* [Data shown]:

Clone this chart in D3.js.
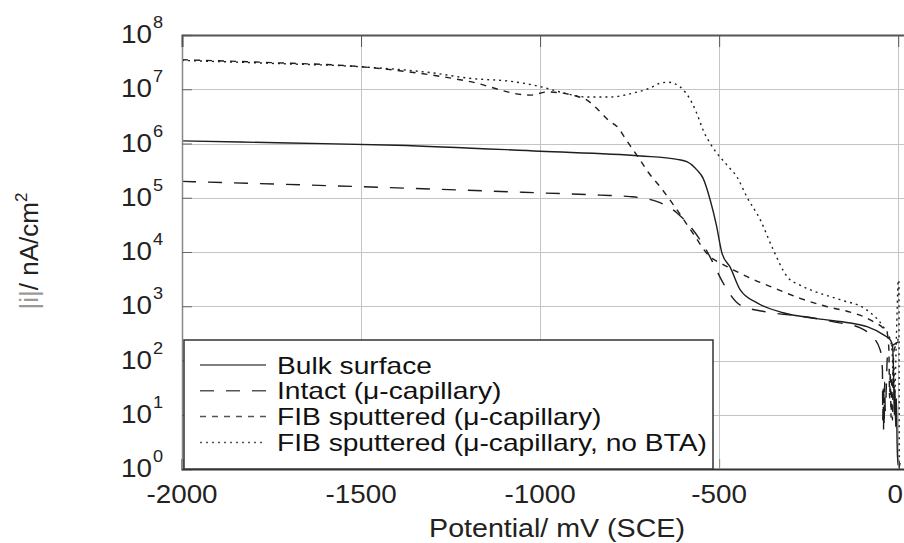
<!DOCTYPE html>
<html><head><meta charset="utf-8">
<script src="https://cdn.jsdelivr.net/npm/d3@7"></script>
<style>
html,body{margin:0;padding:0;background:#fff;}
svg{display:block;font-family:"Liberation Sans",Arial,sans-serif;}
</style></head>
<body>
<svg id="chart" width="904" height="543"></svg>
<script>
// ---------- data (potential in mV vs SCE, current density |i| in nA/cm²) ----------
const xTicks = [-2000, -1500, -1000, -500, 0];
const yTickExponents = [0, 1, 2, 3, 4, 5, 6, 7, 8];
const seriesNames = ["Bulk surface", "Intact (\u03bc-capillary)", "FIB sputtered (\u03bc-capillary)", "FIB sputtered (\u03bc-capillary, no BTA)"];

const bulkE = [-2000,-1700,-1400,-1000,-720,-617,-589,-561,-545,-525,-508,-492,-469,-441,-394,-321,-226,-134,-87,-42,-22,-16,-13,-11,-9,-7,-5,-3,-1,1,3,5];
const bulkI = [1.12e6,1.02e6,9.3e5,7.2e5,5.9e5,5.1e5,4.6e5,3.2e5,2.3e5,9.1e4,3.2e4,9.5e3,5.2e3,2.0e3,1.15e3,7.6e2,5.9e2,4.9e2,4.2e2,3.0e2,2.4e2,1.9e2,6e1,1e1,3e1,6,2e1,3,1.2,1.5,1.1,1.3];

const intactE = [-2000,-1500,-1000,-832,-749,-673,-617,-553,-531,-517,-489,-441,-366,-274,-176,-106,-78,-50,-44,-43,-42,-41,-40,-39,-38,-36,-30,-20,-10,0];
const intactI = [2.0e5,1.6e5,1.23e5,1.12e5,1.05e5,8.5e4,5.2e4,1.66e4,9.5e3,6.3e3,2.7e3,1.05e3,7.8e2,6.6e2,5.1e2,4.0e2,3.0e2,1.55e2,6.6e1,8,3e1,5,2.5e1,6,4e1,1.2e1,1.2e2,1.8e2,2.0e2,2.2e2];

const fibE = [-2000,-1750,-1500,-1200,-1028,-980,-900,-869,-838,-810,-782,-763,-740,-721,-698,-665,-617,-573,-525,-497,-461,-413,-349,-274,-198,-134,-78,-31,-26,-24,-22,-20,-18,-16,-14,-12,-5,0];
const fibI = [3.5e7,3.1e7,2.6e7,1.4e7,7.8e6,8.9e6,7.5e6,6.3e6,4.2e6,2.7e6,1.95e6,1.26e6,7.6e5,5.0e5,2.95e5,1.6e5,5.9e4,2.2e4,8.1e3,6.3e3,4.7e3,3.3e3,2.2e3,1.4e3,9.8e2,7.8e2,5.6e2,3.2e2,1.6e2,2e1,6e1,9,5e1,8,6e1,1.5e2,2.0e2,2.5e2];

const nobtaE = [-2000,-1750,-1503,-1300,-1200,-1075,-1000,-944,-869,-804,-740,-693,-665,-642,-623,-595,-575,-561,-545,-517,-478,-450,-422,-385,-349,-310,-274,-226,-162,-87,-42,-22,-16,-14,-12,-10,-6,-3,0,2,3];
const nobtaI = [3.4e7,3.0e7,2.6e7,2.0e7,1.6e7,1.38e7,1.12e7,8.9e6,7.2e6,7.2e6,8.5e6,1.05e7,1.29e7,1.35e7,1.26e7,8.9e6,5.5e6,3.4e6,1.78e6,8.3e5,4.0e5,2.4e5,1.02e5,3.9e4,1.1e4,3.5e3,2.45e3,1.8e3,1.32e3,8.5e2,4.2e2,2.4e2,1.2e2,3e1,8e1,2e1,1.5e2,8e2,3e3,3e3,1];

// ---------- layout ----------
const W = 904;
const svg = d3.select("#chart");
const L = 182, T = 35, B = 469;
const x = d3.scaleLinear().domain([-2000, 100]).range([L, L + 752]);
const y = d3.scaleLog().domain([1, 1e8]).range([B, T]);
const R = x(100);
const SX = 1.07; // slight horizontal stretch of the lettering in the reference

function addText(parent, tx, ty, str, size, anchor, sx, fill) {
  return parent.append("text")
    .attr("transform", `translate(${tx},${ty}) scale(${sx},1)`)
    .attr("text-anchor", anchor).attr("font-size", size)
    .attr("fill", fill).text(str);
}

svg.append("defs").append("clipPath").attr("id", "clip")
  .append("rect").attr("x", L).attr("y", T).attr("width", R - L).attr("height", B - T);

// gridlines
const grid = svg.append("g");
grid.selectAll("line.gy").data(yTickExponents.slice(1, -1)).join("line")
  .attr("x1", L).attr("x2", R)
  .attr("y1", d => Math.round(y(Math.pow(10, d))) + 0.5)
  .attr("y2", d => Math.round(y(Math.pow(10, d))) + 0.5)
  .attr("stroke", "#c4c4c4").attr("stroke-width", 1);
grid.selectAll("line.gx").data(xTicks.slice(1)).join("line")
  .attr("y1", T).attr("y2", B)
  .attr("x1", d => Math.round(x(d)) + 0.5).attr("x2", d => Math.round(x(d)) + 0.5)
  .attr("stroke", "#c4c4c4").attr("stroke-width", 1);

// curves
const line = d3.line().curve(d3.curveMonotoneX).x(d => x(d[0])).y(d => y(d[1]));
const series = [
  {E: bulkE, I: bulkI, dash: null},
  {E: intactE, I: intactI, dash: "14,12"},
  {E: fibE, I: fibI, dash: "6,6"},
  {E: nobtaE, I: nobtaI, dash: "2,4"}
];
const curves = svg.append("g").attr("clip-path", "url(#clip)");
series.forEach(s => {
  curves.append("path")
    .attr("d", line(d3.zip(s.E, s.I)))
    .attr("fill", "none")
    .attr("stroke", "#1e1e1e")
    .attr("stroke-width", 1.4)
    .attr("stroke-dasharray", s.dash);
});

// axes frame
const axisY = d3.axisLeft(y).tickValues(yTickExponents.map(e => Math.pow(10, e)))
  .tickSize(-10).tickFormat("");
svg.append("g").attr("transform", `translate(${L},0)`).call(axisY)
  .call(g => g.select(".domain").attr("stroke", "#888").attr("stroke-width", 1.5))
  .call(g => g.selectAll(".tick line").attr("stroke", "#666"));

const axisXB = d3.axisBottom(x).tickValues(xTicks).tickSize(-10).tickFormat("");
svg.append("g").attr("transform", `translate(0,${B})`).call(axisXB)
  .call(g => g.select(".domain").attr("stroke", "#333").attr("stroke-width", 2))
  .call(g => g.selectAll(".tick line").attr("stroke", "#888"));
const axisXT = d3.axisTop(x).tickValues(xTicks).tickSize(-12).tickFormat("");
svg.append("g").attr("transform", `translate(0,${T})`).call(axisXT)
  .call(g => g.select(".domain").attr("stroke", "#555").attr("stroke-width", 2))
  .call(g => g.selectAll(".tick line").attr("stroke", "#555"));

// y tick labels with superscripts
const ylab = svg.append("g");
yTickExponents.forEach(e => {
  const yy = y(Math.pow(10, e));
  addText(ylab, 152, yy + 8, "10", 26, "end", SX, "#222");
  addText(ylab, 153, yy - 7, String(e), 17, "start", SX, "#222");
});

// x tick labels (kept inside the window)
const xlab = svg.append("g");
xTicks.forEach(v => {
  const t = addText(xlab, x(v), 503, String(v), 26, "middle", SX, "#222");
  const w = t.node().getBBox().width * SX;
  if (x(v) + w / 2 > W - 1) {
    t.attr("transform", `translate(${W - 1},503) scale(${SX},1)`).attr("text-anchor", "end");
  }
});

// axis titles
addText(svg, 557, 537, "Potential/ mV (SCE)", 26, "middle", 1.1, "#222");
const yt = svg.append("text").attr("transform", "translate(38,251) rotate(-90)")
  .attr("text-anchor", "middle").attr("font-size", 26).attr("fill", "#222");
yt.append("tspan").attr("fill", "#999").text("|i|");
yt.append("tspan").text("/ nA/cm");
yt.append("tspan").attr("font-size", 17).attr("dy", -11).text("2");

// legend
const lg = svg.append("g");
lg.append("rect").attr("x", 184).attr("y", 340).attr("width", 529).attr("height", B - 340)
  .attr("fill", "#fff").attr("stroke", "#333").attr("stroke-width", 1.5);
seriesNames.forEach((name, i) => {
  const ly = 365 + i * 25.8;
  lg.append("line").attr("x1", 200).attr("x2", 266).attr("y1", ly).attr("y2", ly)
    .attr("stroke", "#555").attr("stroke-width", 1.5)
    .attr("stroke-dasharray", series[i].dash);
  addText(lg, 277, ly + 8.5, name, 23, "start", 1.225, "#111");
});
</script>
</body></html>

* [Directive]: Look at the listing and set down only the lines from its start through the line with "sputtered (\u03bc-capillary, no", word for word and without pictures.

* [Reply]:
Clone this chart in D3.js.
<!DOCTYPE html>
<html><head><meta charset="utf-8">
<script src="https://cdn.jsdelivr.net/npm/d3@7"></script>
<style>
html,body{margin:0;padding:0;background:#fff;}
svg{display:block;font-family:"Liberation Sans",Arial,sans-serif;}
</style></head>
<body>
<svg id="chart" width="904" height="543"></svg>
<script>
// ---------- data (potential in mV vs SCE, current density |i| in nA/cm²) ----------
const xTicks = [-2000, -1500, -1000, -500, 0];
const yTickExponents = [0, 1, 2, 3, 4, 5, 6, 7, 8];
const seriesNames = ["Bulk surface", "Intact (\u03bc-capillary)", "FIB sputtered (\u03bc-capillary)", "FIB sputtered (\u03bc-capillary, no BTA)"];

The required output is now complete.